Tempeh and collards soup

Updated: Nov 5, 2020

This soup was inspired by an Indonesian restaurant in south Philadelphia called Hardena. If you have never been, I highly recommend!

Since I couldn't get the recipe I did my best to attempt to recreate it with my own little spin.

My recipes are meant to be fun and fluid! Therefore the measurement sizes will not be exact. And if you are one of those people that NEED exact measurements for cooking and/or baking this will be perfect practice to give your cooking its own little identity. Feel free to add or take away ingredient portions to whatever you see fit for your taste buds!


tempeh (I used 2 of the "Lightlife" Tempeh brand blocks)

1 russet potato

1/2 red pepper

1/2 green pepper

1/2 yellow pepper

1/2 white onion

2 celery stalks

2 (16 oz) boxes of vegetable stock

collard greens

portobello mushrooms


oregano (to taste)

rosemary (to taste)

parsley (too taste)

olive oil




1. Chop tempeh into cubes (~1" works best in my experience) and asparagus, mushrooms, and potatoes into desirable "bite sized" pieces.

2. Saute tempeh, asparagus, mushrooms, and potatoes in olive oil in the bottom of a big soup pot on medium heat. Add a few pinches of salt and pepper.

3. While the tempeh, asparagus and mushrooms are cooking, chop up collard greens, celery, red, yellow, and green peppers.

4. Add chopped peppers and celery to pot and pour both boxes of vegetable stock in.

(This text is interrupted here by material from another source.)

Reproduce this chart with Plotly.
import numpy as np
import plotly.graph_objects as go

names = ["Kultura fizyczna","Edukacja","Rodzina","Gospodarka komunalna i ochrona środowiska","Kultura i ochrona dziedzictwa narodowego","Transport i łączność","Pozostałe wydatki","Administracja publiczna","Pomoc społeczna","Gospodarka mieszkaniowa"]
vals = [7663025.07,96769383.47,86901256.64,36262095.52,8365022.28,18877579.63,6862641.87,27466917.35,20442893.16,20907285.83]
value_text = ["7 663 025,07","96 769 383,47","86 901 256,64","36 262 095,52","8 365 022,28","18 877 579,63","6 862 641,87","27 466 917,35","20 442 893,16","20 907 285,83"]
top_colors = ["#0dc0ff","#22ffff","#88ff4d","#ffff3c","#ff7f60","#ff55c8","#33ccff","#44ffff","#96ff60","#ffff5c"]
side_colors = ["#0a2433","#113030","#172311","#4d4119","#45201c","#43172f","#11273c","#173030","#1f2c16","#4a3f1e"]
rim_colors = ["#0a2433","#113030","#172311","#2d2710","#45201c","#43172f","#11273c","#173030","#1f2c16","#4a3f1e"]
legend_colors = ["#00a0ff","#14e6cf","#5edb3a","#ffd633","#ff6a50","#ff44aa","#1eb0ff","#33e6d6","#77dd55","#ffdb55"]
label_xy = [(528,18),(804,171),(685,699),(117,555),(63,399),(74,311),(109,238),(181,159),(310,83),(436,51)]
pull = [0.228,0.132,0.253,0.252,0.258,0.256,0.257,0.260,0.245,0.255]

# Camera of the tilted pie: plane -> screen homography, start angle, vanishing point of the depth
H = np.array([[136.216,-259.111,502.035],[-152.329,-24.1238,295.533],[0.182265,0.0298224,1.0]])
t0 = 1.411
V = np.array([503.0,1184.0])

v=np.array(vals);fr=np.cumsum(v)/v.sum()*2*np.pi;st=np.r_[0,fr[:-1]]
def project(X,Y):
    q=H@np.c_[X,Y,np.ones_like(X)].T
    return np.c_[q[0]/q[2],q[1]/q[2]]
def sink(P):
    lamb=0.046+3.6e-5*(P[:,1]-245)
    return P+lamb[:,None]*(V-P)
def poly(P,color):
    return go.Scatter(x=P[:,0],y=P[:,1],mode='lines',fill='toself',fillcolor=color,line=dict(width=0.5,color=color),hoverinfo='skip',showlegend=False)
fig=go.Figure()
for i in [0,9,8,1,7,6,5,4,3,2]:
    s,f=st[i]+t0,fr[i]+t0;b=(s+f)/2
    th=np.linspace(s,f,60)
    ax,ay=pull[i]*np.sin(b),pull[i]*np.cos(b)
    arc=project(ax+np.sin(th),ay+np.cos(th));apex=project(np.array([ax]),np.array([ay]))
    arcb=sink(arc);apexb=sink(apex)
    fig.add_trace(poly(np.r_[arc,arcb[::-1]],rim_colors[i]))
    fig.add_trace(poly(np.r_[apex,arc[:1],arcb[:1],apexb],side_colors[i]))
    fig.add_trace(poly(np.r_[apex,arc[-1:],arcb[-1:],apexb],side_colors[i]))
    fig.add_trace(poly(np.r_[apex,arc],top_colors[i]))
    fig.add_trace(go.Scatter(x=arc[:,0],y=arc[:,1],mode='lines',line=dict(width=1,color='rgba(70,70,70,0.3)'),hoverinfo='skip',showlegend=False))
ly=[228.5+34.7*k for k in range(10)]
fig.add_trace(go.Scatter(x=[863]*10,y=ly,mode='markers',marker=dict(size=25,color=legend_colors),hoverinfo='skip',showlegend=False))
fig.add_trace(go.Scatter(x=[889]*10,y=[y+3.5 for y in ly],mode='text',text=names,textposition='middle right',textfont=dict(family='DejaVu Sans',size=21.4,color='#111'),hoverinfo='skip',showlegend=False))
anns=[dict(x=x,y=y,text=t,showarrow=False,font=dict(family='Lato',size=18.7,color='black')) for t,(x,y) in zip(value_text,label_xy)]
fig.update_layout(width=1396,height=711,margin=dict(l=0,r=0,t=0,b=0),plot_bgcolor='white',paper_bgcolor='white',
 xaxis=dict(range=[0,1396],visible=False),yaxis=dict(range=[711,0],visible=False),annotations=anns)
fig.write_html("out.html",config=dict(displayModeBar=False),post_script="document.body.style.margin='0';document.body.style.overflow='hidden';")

Let the soup mixture cook on medium high for ~10 minutes.

5. Add salt, pepper, oregano, rosemary, parsley, and any other desired spices into the soup mixture, cover, and let it cook on low for ~ 1 hour.

6. Add collard greens into soup ~3-5 minutes before planning on serving.

7. Be sure to mix the soup thoroughly while all ingredients are simmering.

8. Salt and pepper to serve!

What is great about this soup is that you can let it sit on the stove top and eat it throughout the day, or you can eat it once all the vegetables are thoroughly cooked down!